— begin —
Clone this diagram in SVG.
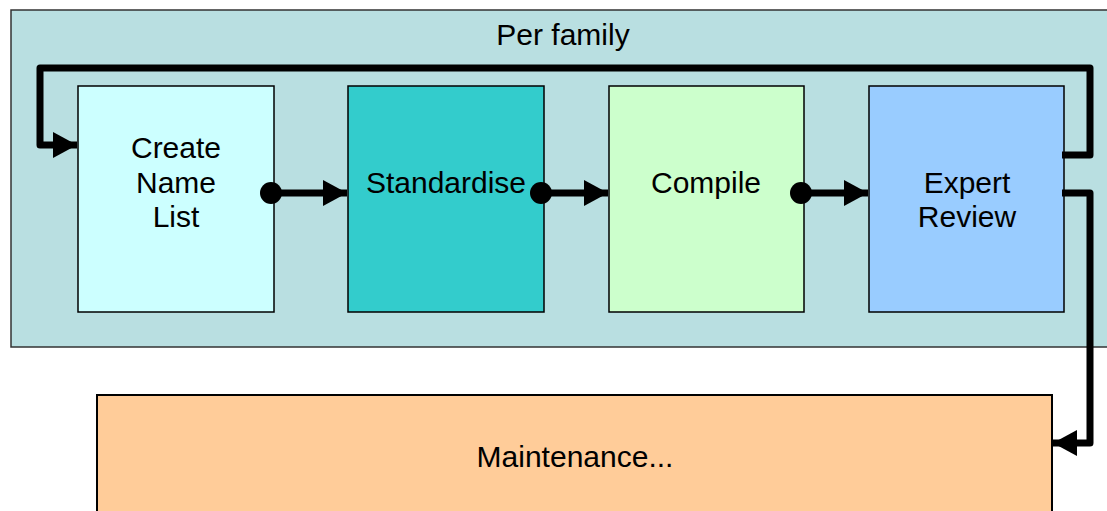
<svg xmlns="http://www.w3.org/2000/svg" width="1107" height="511" viewBox="0 0 1107 511">
  <style>
    .box { stroke: #000; stroke-width: 1.5; }
    .lbl { font-family: "Liberation Sans", Arial, sans-serif; font-size: 30px; fill: #000; text-anchor: middle; }
    .wire { fill: none; stroke: #000; stroke-width: 7; stroke-linejoin: round; }
  </style>
  <defs>
    <marker id="head" markerUnits="userSpaceOnUse" markerWidth="26" markerHeight="28" refX="24" refY="13" orient="auto">
      <path d="M0,0 L24,13 L0,26 Z" fill="#000"/>
    </marker>
  </defs>

  <g id="family">
    <rect x="11" y="10" width="1110" height="337" fill="#B9DFE1" stroke="#333" stroke-width="1.5"/>
    <text class="lbl" x="563" y="45">Per family</text>
  </g>

  <g id="create">
    <rect class="box" x="78" y="86" width="196" height="226" fill="#CCFFFF"/>
    <text class="lbl" x="176" y="158">Create</text>
    <text class="lbl" x="176" y="193">Name</text>
    <text class="lbl" x="176" y="227">List</text>
  </g>

  <g id="standardise">
    <rect class="box" x="348" y="86" width="196" height="226" fill="#33CCCC"/>
    <text class="lbl" x="446" y="193">Standardise</text>
  </g>

  <g id="compile">
    <rect class="box" x="609" y="86" width="195" height="226" fill="#CCFFCC"/>
    <text class="lbl" x="706" y="193">Compile</text>
  </g>

  <g id="review">
    <rect class="box" x="869" y="86" width="195" height="226" fill="#99CCFF"/>
    <text class="lbl" x="967" y="193">Expert</text>
    <text class="lbl" x="967" y="227">Review</text>
  </g>

  <g id="maintenance">
    <rect x="97" y="395" width="955" height="130" fill="#FFCC99" stroke="#000" stroke-width="2"/>
    <text class="lbl" x="575" y="467">Maintenance...</text>
  </g>

  <g id="connectors">
    <circle cx="271" cy="193" r="11" fill="#000"/>
    <line class="wire" x1="271" y1="193" x2="347" y2="193" marker-end="url(#head)"/>
    <circle cx="541" cy="193" r="11" fill="#000"/>
    <line class="wire" x1="541" y1="193" x2="608" y2="193" marker-end="url(#head)"/>
    <circle cx="801" cy="193" r="11" fill="#000"/>
    <line class="wire" x1="801" y1="193" x2="868" y2="193" marker-end="url(#head)"/>
    <path class="wire" d="M1062,155 H1090 V68 H40 V145 H77" marker-end="url(#head)"/>
    <path class="wire" d="M1062,193 H1090 V443 H1053" marker-end="url(#head)"/>
  </g>
</svg>
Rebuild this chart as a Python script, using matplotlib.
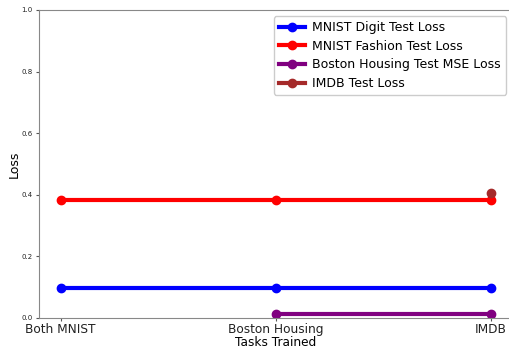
import matplotlib
matplotlib.use("Agg")
import matplotlib.pyplot as plt

# Tasks on x axis
tasks = ["Both MNIST", "Boston Housing", "IMDB"]

# Test losses after each task
mnist_digit = [0.096, 0.096, 0.096]
mnist_fashion = [0.383, 0.383, 0.383]
boston_mse = [0.013, 0.013]
imdb_loss = [0.405]

fig = plt.figure(figsize=(5.09, 3.49), dpi=100)
ax = fig.add_axes([39/509, 31/349, (512.5-39)/509, 308/349])

lw = 3
ms = 6
ax.plot(tasks, mnist_digit, color="blue", marker="o", lw=lw, ms=ms, label="MNIST Digit Test Loss")
ax.plot(tasks, mnist_fashion, color="red", marker="o", lw=lw, ms=ms, label="MNIST Fashion Test Loss")
ax.plot(tasks[1:], boston_mse, color="purple", marker="o", lw=lw, ms=ms, label="Boston Housing Test MSE Loss")
ax.plot(tasks[2:], imdb_loss, color="brown", marker="o", lw=lw, ms=ms, label="IMDB Test Loss")

ax.set_xlim(-0.1, 2.1)
ax.set_ylim(0, 1)
ax.set_xlabel("Tasks Trained", fontsize=8.7, labelpad=0)
ax.set_ylabel("Loss", fontsize=9, labelpad=0.5)
ax.tick_params(axis="x", labelsize=8.7, pad=1, length=2.5, colors="#555555", labelcolor="#222222")
ax.tick_params(axis="y", labelsize=5, pad=2, length=2.5, colors="#555555", labelcolor="#222222")
for s in ax.spines.values():
    s.set_color("#888888")
    s.set_linewidth(0.8)
ax.spines["right"].set_visible(False)

ax.legend(loc="upper right", bbox_to_anchor=(506/509, 1 - 16/349), fontsize=9,
          bbox_transform=fig.transFigure, borderaxespad=0, handlelength=2.1,
          labelspacing=0.45, borderpad=0.4, handletextpad=0.6, framealpha=1)

fig.savefig("out.png", dpi=100)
— end —
Task brief:
From the entries above, list each line with "this" in it.

Completed task:
Clone this diagram in SVG.
Rebuild this chart as a Python script, using matplotlib.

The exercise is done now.